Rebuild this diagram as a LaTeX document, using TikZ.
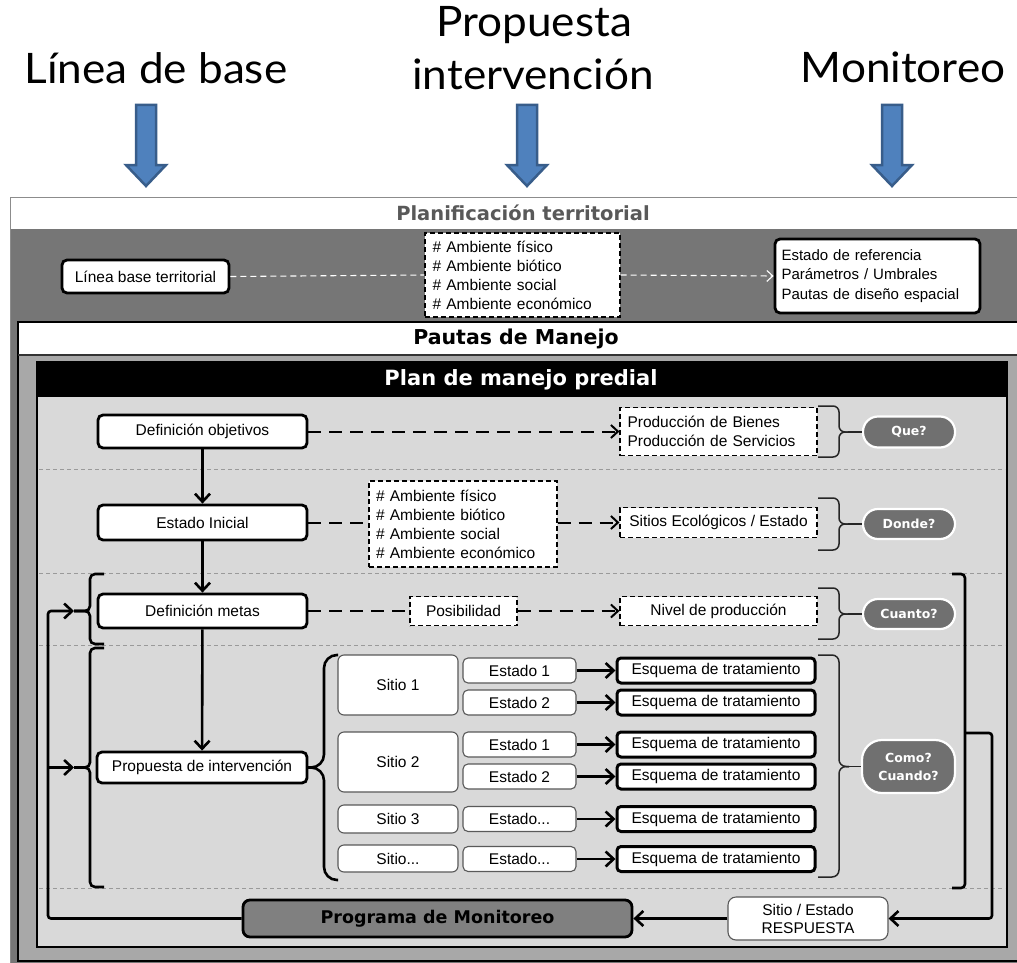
\documentclass[tikz,border=0pt]{standalone}
\usepackage{fontspec}
\setmainfont{Liberation Sans}
\newfontfamily\hdf{DejaVu Sans}
\newfontfamily\ttlf{Lato}
\usetikzlibrary{arrows.meta}
\definecolor{dkg}{HTML}{767676}
\definecolor{mdg}{HTML}{A8A8A8}
\definecolor{ltg}{HTML}{D9D9D9}
\definecolor{pillc}{HTML}{707070}
\definecolor{progc}{HTML}{808080}
\definecolor{blu}{HTML}{4F81BD}
\definecolor{blud}{HTML}{385D8A}
\definecolor{sepc}{HTML}{9A9A9A}
\tikzset{
  txt/.style={font=\fontsize{15.5}{19}\selectfont},
  box/.style={draw=black, line width=2.8pt, rounded corners=5pt, fill=white, inner sep=0pt, txt, align=center},
  qbox/.style={box, line width=3pt, rounded corners=4pt},
  dbox/.style={draw=black, line width=1.2pt, dash pattern=on 5pt off 3pt, fill=white, inner sep=0pt, txt},
  gbox/.style={draw=black!65, line width=1.1pt, rounded corners=6pt, fill=white, inner sep=0pt, txt, align=center},
  pillst/.style={fill=pillc, draw=white, line width=2.2pt, rounded corners=15pt, text=white, inner sep=0pt, align=center, font=\hdf\bfseries\fontsize{12.5}{18}\selectfont},
  arr/.style={line width=2.6pt, -{Straight Barb[length=8pt,width=15pt]}},
  dsh/.style={line width=2pt, dash pattern=on 13pt off 8pt},
  dsharr/.style={dsh, -{Straight Barb[length=7pt,width=13pt]}},
  wdsh/.style={draw=white, line width=1.1pt, dash pattern=on 6pt off 4pt},
  brc/.style={line width=1.5pt, draw=black!85},
  bbrc/.style={line width=2.6pt, draw=black},
  sep/.style={draw=sepc, line width=0.8pt, dash pattern=on 4pt off 3pt},
  bigttl/.style={font=\ttlf\fontsize{42}{42}\selectfont, anchor=base, inner sep=0pt, xscale=1.05},
  bluarr/.style={fill=blu, draw=blud, line width=2.5pt}
}
\begin{document}
\begin{tikzpicture}[x=1pt,y=-1pt]
\useasboundingbox (0,0) rectangle (1017,963);
\fill[white] (0,0) rectangle (1017,963);

% top titles
\node[bigttl] (t1) at (156,84) {Línea de base};
\node[bigttl] (t2a) at (534,37) {Propuesta};
\node[bigttl] (t2b) at (533,90) {intervención};
\node[bigttl] (t3) at (903,83) {Monitoreo};

% blue arrows
\foreach \cx in {146,527,892}{
  \draw[bluarr] (\cx-10,105) -- (\cx+10,105) -- (\cx+10,165) -- (\cx+20,165) -- (\cx,186) -- (\cx-20,165) -- (\cx-10,165) -- cycle;
}

% Planificacion territorial region
\fill[dkg] (10,197) rectangle (1030,963);
\fill[white] (10,198) rectangle (1030,229);
\draw[black!45, line width=1pt] (1030,197.5) -- (10,197.5) -- (10,963);
\node[font=\hdf\bfseries\fontsize{19.5}{20}\selectfont, text=black!65] (plt) at (523,213) {Planificación territorial};

% Pautas de Manejo box
\fill[mdg] (18,322) rectangle (1030,961);
\fill[white] (18,322) rectangle (1030,355);
\draw[black, line width=2.6pt] (1030,322) -- (18,322) -- (18,961) -- (1030,961);
\draw[black!80, line width=1.5pt] (18,355) -- (1030,355);
\node[font=\hdf\bfseries\fontsize{20.5}{21}\selectfont] (pdm) at (516,339) {Pautas de Manejo};

% Plan de manejo predial box
\fill[ltg] (37,362) rectangle (1007,947);
\fill[black] (37,362) rectangle (1007,397);
\draw[black, line width=2.6pt] (37,362) rectangle (1007,947);
\node[font=\hdf\bfseries\fontsize{21}{21}\selectfont, text=white] (pmp) at (521,380) {Plan de manejo predial};

% separators
\foreach \yy in {469,573,645,888}{
  \draw[sep] (39,\yy) -- (1005,\yy);
}

% planificacion nodes
\node[box, minimum width=167, minimum height=33] (linea) at (145.5,276.5) {Línea base territorial};
\node[dbox, minimum width=195, minimum height=84, text width=180, align=left] (amb1) at (522.5,275) {\# Ambiente físico\\\# Ambiente biótico\\\# Ambiente social\\\# Ambiente económico};
\node[box, minimum width=205, minimum height=74, text width=192, align=left, font=\fontsize{15}{19.5}\selectfont] (estref) at (877.5,276) {Estado de referencia\\Parámetros / Umbrales\\Pautas de diseño espacial};
\draw[wdsh] (linea.east) -- (amb1.west);
\draw[wdsh, -{Straight Barb[length=6pt,width=11pt]}] (amb1.east) -- (estref.west);

% row 1
\node[box, minimum width=209, minimum height=33] (defobj) at (202.5,431.5) {Definición objetivos};
\node[dbox, minimum width=197, minimum height=48, text width=182, align=left] (prod) at (718.5,431.5) {Producción de Bienes\\Producción de Servicios};
\node[pillst, minimum width=92, minimum height=31] (que) at (909,432) {Que?};
\draw[dsharr] (defobj.east) -- (prod.west);
\draw[brc, rounded corners=6pt] (818,406) -- (839,406) -- (839,432) -- (849,432);
\draw[brc, rounded corners=6pt] (818,457) -- (839,457) -- (839,432) -- (849,432);
\draw[brc] (848,432) -- (que.west);

% row 2
\node[box, minimum width=209, minimum height=35] (estini) at (202.5,522.5) {Estado Inicial};
\node[dbox, minimum width=188, minimum height=86, text width=174, align=left] (amb2) at (463,524) {\# Ambiente físico\\\# Ambiente biótico\\\# Ambiente social\\\# Ambiente económico};
\node[dbox, minimum width=197, minimum height=30] (sitios) at (718.5,522.5) {Sitios Ecológicos / Estado};
\node[pillst, minimum width=92, minimum height=30] (donde) at (909,524) {Donde?};
\draw[dsh] (estini.east) -- (amb2.west |- estini.east);
\draw[dsharr] (amb2.east |- sitios.west) -- (sitios.west);
\draw[brc, rounded corners=6pt] (818,498) -- (839,498) -- (839,524) -- (849,524);
\draw[brc, rounded corners=6pt] (818,550) -- (839,550) -- (839,524) -- (849,524);
\draw[brc] (848,524) -- (donde.west);

% row 3
\node[box, minimum width=209, minimum height=34] (defmet) at (202.5,611) {Definición metas};
\node[dbox, minimum width=107, minimum height=29] (posib) at (463.5,611) {Posibilidad};
\node[dbox, minimum width=197, minimum height=29] (nivel) at (718.5,611) {Nivel de producción};
\node[pillst, minimum width=92, minimum height=30] (cuanto) at (909,614) {Cuanto?};
\draw[dsh] (defmet.east) -- (posib.west);
\draw[dsharr] (posib.east) -- (nivel.west);
\draw[brc, rounded corners=6pt] (818,588) -- (839,588) -- (839,614) -- (849,614);
\draw[brc, rounded corners=6pt] (818,639) -- (839,639) -- (839,614) -- (849,614);
\draw[brc] (848,614) -- (cuanto.west);

% row 4
\node[box, minimum width=210, minimum height=31] (prop) at (202,767.5) {Propuesta de intervención};

% sites
\node[gbox, minimum width=120, minimum height=60] (s1) at (398,685) {Sitio 1};
\node[gbox, minimum width=120, minimum height=60] (s2) at (398,762) {Sitio 2};
\node[gbox, minimum width=120, minimum height=28] (s3) at (398,819) {Sitio 3};
\node[gbox, minimum width=120, minimum height=27] (s4) at (398,858.5) {Sitio...};
\node[gbox, rounded corners=5pt, minimum width=113, minimum height=25] (e11) at (519.5,670.5) {Estado 1};
\node[gbox, rounded corners=5pt, minimum width=113, minimum height=25] (e12) at (519.5,702.5) {Estado 2};
\node[gbox, rounded corners=5pt, minimum width=113, minimum height=25] (e21) at (519.5,744.5) {Estado 1};
\node[gbox, rounded corners=5pt, minimum width=113, minimum height=25] (e22) at (519.5,776.5) {Estado 2};
\node[gbox, rounded corners=5pt, minimum width=113, minimum height=25] (e3) at (519.5,819) {Estado...};
\node[gbox, rounded corners=5pt, minimum width=113, minimum height=25] (e4) at (519.5,859) {Estado...};
\foreach \n/\yy in {q11/670.5,q12/702.5,q21/744.5,q22/776.5,q3/819,q4/859}{
  \node[qbox, minimum width=198, minimum height=25] (\n) at (716,\yy) {Esquema de tratamiento};
}
\draw[arr] (e11) -- (q11);
\draw[arr] (e12) -- (q12);
\draw[arr] (e21) -- (q21);
\draw[arr] (e22) -- (q22);
\draw[arr] (e3) -- (q3);
\draw[arr] (e4) -- (q4);

\node[pillst, rounded corners=20pt, minimum width=93, minimum height=53] (como) at (908.5,766.5) {Como?\\Cuando?};
\draw[brc, rounded corners=7pt] (818,655) -- (839,655) -- (839,766.5) -- (849,766.5);
\draw[brc, rounded corners=7pt] (818,877) -- (839,877) -- (839,766.5) -- (849,766.5);
\draw[brc] (848,766.5) -- (como.west);

% sites brace
\draw[bbrc, rounded corners=13pt] (338,655) -- (324,655) -- (324,767.5) -- (308,767.5);
\draw[bbrc, rounded corners=13pt] (338,880) -- (324,880) -- (324,767.5) -- (308,767.5);

% vertical flow
\draw[arr] (defobj) -- (estini);
\draw[arr] (estini) -- (defmet);
\draw[arr] (defmet) -- (prop);

% left braces
\draw[bbrc, rounded corners=5pt] (104,574) -- (90,574) -- (90,611) -- (74,611);
\draw[bbrc, rounded corners=5pt] (104,644) -- (90,644) -- (90,611) -- (74,611);
\draw[bbrc, rounded corners=5pt] (104,648) -- (90,648) -- (90,767.5) -- (74,767.5);
\draw[bbrc, rounded corners=5pt] (104,887) -- (90,887) -- (90,767.5) -- (74,767.5);

% right bracket
\draw[bbrc, rounded corners=4pt] (952,574) -- (965,574) -- (965,888) -- (952,888);

% monitoring
\node[draw=black, line width=2.8pt, rounded corners=7pt, fill=progc, minimum width=389, minimum height=37, inner sep=0pt, font=\hdf\bfseries\fontsize{17.5}{18}\selectfont] (prog) at (437.5,918.5) {Programa de Monitoreo};
\node[gbox, rounded corners=8pt, minimum width=160, minimum height=43, font=\fontsize{15.5}{18}\selectfont] (resp) at (808,918.5) {Sitio / Estado\\RESPUESTA};
\draw[arr, rounded corners=3pt] (965,733) -- (992,733) |- (resp.east);
\draw[arr] (resp) -- (prog);
\draw[arr, rounded corners=3pt] (prog.west) -| (48,611) -- (74,611);
\draw[arr] (48,767.5) -- (74,767.5);
\end{tikzpicture}
\end{document}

▶ YOUR TASK
Write out an exact copy of the listing, first line through the line containing "(t3) at (903,83)", with the pictures left out.

▶ WORKED SOLUTION
Rebuild this diagram as a LaTeX document, using TikZ.
\documentclass[tikz,border=0pt]{standalone}
\usepackage{fontspec}
\setmainfont{Liberation Sans}
\newfontfamily\hdf{DejaVu Sans}
\newfontfamily\ttlf{Lato}
\usetikzlibrary{arrows.meta}
\definecolor{dkg}{HTML}{767676}
\definecolor{mdg}{HTML}{A8A8A8}
\definecolor{ltg}{HTML}{D9D9D9}
\definecolor{pillc}{HTML}{707070}
\definecolor{progc}{HTML}{808080}
\definecolor{blu}{HTML}{4F81BD}
\definecolor{blud}{HTML}{385D8A}
\definecolor{sepc}{HTML}{9A9A9A}
\tikzset{
  txt/.style={font=\fontsize{15.5}{19}\selectfont},
  box/.style={draw=black, line width=2.8pt, rounded corners=5pt, fill=white, inner sep=0pt, txt, align=center},
  qbox/.style={box, line width=3pt, rounded corners=4pt},
  dbox/.style={draw=black, line width=1.2pt, dash pattern=on 5pt off 3pt, fill=white, inner sep=0pt, txt},
  gbox/.style={draw=black!65, line width=1.1pt, rounded corners=6pt, fill=white, inner sep=0pt, txt, align=center},
  pillst/.style={fill=pillc, draw=white, line width=2.2pt, rounded corners=15pt, text=white, inner sep=0pt, align=center, font=\hdf\bfseries\fontsize{12.5}{18}\selectfont},
  arr/.style={line width=2.6pt, -{Straight Barb[length=8pt,width=15pt]}},
  dsh/.style={line width=2pt, dash pattern=on 13pt off 8pt},
  dsharr/.style={dsh, -{Straight Barb[length=7pt,width=13pt]}},
  wdsh/.style={draw=white, line width=1.1pt, dash pattern=on 6pt off 4pt},
  brc/.style={line width=1.5pt, draw=black!85},
  bbrc/.style={line width=2.6pt, draw=black},
  sep/.style={draw=sepc, line width=0.8pt, dash pattern=on 4pt off 3pt},
  bigttl/.style={font=\ttlf\fontsize{42}{42}\selectfont, anchor=base, inner sep=0pt, xscale=1.05},
  bluarr/.style={fill=blu, draw=blud, line width=2.5pt}
}
\begin{document}
\begin{tikzpicture}[x=1pt,y=-1pt]
\useasboundingbox (0,0) rectangle (1017,963);
\fill[white] (0,0) rectangle (1017,963);

% top titles
\node[bigttl] (t1) at (156,84) {Línea de base};
\node[bigttl] (t2a) at (534,37) {Propuesta};
\node[bigttl] (t2b) at (533,90) {intervención};
\node[bigttl] (t3) at (903,83) {Monitoreo};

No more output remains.